D-Wave Systems: An inTroduction to Programming a quantum computer
- Andy Mason, Sales Director, D-Wave Europe
Sheir Yarkoni, Technical Analysist, D-Wave Europe
- Quantum computing has progressed from ideas and research to implementation and product development. There are multiple physical devices capable of providing controllable evolution of a quantum wavefunction which could form the
basis for a quantum computer. The 2000-qubit D-Wave System uses an annealing/adiabatic architecture which natively solves discrete optimization, and probabilistic machine learning problems.
Our goal is to expand attendees’
understanding of quantum computing as implemented on the D-Wave System and where it fits in a computing environment (or maybe work flow).
- Important Notes:
- Participants will have access to 128 qubit simulators (using their own laptops) and the opportunity to implement a number of programming examples as well as view live demos on a 2000 qubit D-Wave System.
It is recommended attendees
have knowledge comparable to an M.Sc. or higher in computer science, mathematics or physics or equivalent, or otherwise have sufficient familiarity with algorithms and data structures and experience implementing algorithms
in C/C++, Matlab or Python.
High Performance I/O and in situ data processing using the ADIOS framework
- Scott A. Klasky, group leader for Scientific Data in the Computer Science and Mathematics Division, Oak Ridge National Laboratory
Norbert Podhorszki, team leader in the Scientific Data Group in the Computer Science and Mathematics Division, Oak Ridge National Laboratory
- As concurrency and complexity continue to increase on high-end machines, I/O performance is rapidly becoming a fundamental challenge to achieving exascale computing.

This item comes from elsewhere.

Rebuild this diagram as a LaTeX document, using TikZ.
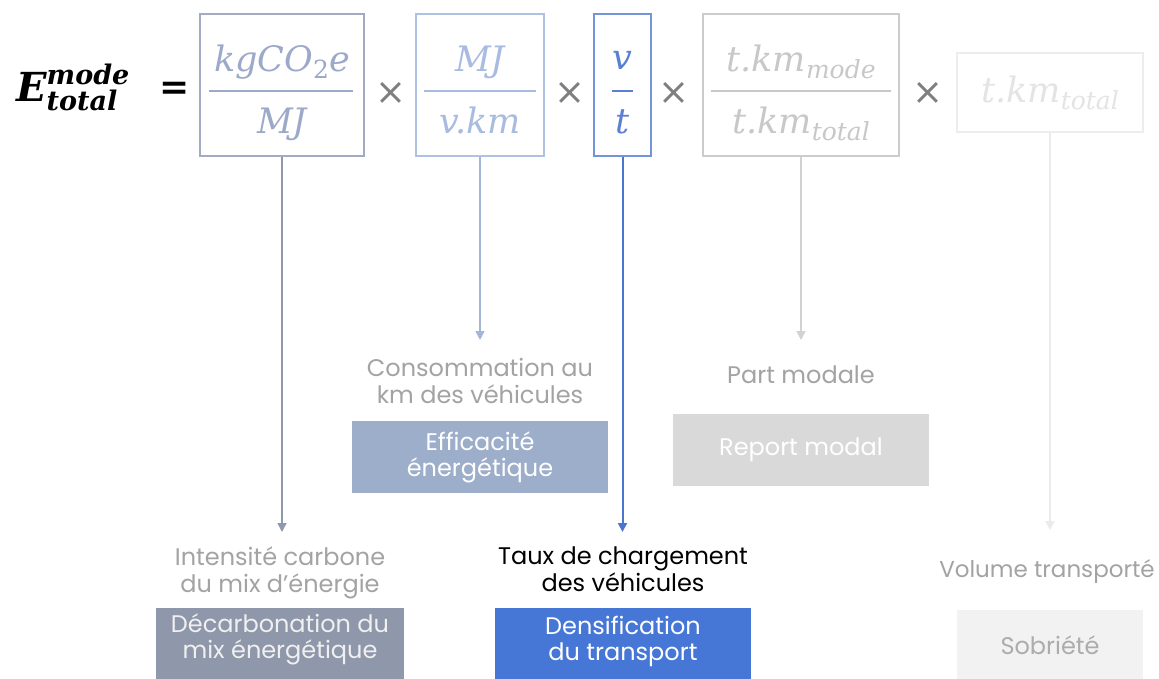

Wider adoption of higher-level I/O abstractions will be critically important to address this challenge. Modern I/O libraries provide data models, portable APIs, storage abstractions, and self-describing data containers. They achieve high performance and scalability, allow data to be managed more effectively throughout the data life-cycle, and enable reproducible science.
Part I of this tutorial will provide an overview of parallel I/O systems and summarize the key techniques for obtaining high performance I/O on high-performance computing (HPC) resources at scale. Part II introduces the ADIOS library, delving through their usage models and examples, showing how to achieve high performance scalable I/O. Part III explains data compression. Part IV covers techniques for creating in situ analytics and teaches how to generate visualization services. Over one half of this tutorial will be hands-on sessions, where we provide access to the software and go through live examples using a Virtualbox VM. We will have users work with real examples including the heat equation, a brusselator example, and the Gray Scott Model of Reaction Diffusion.